SOURCE DATA>
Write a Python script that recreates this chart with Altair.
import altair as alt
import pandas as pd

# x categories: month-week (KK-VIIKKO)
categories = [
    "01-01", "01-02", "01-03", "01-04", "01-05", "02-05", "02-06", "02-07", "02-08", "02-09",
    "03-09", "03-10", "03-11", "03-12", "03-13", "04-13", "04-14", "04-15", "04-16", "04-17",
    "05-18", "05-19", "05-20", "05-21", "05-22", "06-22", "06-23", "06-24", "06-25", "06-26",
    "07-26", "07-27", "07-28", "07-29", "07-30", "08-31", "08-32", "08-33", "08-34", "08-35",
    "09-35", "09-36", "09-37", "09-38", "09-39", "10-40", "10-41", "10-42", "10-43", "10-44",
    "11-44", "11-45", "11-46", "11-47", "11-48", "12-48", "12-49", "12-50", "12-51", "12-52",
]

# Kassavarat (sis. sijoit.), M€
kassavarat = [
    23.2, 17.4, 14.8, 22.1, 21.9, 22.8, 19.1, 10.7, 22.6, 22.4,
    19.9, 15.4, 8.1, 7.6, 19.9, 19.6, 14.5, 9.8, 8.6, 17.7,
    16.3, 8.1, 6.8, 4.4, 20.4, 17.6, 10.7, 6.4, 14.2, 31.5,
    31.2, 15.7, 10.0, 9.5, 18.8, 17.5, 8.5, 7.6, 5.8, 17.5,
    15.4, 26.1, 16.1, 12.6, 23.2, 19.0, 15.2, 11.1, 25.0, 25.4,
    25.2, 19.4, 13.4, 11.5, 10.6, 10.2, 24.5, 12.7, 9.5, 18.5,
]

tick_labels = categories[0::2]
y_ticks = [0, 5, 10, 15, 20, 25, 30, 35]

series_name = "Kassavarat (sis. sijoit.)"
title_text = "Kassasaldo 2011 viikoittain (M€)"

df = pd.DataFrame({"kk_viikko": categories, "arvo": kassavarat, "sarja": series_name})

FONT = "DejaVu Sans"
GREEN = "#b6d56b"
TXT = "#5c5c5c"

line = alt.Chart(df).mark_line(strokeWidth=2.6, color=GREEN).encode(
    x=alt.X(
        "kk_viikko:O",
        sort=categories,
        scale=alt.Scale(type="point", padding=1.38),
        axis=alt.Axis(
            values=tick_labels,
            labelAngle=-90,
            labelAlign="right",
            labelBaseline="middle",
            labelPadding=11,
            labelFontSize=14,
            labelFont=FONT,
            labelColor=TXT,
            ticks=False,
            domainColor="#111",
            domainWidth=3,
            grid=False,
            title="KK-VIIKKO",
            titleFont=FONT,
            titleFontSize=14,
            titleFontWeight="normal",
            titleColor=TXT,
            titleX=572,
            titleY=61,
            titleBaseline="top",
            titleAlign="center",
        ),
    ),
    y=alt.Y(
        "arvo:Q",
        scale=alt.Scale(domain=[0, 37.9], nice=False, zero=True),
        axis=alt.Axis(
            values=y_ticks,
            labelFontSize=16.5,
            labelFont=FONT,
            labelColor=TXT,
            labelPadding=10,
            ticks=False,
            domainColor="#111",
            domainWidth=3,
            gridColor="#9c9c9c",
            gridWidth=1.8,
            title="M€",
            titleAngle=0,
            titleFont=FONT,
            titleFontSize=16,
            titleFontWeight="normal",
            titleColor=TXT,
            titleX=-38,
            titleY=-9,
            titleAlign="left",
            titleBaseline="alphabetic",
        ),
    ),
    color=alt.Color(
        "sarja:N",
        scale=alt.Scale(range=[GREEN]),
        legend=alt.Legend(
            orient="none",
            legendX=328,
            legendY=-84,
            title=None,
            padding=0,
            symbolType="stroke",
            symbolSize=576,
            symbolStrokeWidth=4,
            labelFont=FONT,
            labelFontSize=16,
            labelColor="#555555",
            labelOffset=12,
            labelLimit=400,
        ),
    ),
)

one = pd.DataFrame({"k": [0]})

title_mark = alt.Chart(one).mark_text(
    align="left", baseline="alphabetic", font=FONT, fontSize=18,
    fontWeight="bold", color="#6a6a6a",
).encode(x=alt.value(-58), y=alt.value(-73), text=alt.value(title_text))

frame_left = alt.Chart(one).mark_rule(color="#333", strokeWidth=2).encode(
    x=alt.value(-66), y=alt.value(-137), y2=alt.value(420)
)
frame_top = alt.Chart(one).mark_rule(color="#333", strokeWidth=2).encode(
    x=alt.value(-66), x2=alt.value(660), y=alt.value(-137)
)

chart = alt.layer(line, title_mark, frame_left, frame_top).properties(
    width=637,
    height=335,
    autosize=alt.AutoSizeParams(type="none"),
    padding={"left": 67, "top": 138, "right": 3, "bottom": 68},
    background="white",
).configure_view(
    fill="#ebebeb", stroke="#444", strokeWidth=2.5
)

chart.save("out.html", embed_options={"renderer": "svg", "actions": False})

--

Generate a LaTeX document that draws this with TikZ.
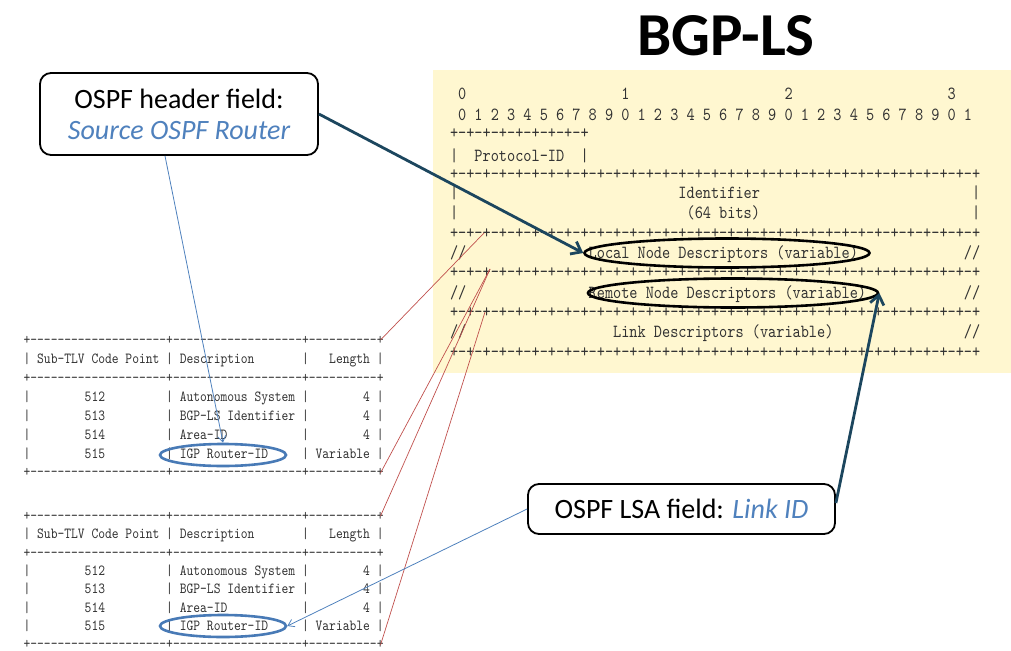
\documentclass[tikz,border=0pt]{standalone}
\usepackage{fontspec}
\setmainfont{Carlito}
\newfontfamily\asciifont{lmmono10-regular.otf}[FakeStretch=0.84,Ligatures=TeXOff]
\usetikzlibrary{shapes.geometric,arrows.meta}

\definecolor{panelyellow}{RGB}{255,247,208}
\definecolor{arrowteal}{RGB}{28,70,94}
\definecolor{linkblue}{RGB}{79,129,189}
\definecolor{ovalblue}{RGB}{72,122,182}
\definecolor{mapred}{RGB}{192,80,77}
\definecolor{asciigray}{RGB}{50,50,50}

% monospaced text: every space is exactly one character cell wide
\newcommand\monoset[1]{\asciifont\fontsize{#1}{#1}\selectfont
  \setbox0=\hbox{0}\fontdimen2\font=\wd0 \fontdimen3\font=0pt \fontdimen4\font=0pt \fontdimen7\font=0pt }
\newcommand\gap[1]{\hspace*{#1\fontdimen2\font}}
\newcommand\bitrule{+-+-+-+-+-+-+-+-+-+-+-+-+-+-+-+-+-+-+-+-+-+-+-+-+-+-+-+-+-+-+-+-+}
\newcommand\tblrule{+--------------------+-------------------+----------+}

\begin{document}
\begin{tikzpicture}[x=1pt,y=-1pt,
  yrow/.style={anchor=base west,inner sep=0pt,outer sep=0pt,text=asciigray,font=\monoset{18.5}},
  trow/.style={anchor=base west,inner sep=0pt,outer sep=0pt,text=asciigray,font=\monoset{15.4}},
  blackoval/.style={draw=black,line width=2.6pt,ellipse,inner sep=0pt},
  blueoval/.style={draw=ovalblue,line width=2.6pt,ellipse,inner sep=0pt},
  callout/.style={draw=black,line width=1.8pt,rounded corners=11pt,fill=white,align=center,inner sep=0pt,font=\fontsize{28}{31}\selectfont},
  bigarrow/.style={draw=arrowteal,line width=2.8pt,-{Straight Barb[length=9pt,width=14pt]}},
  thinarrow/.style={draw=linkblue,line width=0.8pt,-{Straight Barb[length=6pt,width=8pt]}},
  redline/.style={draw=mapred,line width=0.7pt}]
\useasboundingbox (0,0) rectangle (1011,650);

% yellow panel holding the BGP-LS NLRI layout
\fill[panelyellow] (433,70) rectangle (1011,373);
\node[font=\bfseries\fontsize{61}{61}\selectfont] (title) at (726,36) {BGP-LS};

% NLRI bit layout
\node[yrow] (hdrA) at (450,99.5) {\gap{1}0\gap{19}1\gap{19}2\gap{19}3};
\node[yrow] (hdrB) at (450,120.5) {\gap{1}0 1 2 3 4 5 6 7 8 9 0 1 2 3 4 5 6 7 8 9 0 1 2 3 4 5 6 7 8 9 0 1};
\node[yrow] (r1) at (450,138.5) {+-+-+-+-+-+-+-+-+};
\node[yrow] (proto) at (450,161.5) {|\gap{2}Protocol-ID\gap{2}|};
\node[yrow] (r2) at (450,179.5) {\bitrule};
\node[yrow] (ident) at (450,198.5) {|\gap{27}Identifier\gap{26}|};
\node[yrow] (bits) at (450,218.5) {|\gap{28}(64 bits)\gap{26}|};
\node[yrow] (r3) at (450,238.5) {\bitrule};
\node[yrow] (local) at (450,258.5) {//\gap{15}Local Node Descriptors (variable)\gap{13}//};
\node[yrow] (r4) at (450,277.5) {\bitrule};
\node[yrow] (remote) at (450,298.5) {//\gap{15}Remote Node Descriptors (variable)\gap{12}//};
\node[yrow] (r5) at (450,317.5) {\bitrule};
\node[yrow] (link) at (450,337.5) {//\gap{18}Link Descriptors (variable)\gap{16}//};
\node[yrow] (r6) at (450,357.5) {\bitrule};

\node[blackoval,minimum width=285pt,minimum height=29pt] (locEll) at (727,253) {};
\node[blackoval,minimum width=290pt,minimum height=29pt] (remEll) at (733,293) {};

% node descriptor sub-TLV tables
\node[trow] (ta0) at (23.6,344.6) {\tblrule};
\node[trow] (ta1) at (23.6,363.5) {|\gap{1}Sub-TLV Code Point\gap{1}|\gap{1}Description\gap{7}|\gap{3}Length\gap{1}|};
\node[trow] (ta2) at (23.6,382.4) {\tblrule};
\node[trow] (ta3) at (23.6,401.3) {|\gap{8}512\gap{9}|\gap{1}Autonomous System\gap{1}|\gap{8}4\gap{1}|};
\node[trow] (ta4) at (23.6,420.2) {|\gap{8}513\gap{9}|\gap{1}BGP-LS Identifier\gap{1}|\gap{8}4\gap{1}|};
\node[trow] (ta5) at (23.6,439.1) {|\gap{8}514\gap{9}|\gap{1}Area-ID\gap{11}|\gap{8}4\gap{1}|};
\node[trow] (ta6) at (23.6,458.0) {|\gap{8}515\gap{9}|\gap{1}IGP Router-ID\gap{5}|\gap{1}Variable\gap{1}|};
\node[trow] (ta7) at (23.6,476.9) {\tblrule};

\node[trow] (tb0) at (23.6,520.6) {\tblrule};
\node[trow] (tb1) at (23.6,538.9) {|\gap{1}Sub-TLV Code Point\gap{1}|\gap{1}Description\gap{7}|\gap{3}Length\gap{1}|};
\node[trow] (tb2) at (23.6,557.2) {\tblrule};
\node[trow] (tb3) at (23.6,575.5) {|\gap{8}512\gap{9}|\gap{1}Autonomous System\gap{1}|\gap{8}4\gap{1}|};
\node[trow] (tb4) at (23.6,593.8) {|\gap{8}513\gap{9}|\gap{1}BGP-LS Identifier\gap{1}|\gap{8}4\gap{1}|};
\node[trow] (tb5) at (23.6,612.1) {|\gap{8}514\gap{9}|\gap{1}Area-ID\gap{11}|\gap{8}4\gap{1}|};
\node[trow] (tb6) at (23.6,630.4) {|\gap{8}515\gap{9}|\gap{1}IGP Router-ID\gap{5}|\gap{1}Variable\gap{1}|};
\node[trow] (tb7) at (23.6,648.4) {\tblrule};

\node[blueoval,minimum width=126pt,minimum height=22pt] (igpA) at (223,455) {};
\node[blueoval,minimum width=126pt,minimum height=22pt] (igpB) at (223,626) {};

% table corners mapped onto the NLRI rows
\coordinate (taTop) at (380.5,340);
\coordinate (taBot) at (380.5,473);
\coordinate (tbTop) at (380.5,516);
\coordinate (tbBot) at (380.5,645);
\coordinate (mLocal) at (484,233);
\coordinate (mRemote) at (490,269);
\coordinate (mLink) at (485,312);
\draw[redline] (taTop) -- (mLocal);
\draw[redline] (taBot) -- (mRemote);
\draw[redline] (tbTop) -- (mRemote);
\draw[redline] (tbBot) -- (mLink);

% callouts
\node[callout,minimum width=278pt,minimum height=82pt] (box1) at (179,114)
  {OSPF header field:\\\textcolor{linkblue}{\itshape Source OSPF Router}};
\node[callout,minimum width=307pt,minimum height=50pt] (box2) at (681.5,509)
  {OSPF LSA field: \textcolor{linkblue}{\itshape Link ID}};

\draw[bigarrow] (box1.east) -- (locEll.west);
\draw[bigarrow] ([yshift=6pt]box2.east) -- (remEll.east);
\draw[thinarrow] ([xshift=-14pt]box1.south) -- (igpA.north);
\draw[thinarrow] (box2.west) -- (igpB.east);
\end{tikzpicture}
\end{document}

THE REQUEST>
Extract from the material all lines containing the string "with".

PROBLEM SOLUTION>
Write a Python script that recreates this chart with Altair.
Generate a LaTeX document that draws this with TikZ.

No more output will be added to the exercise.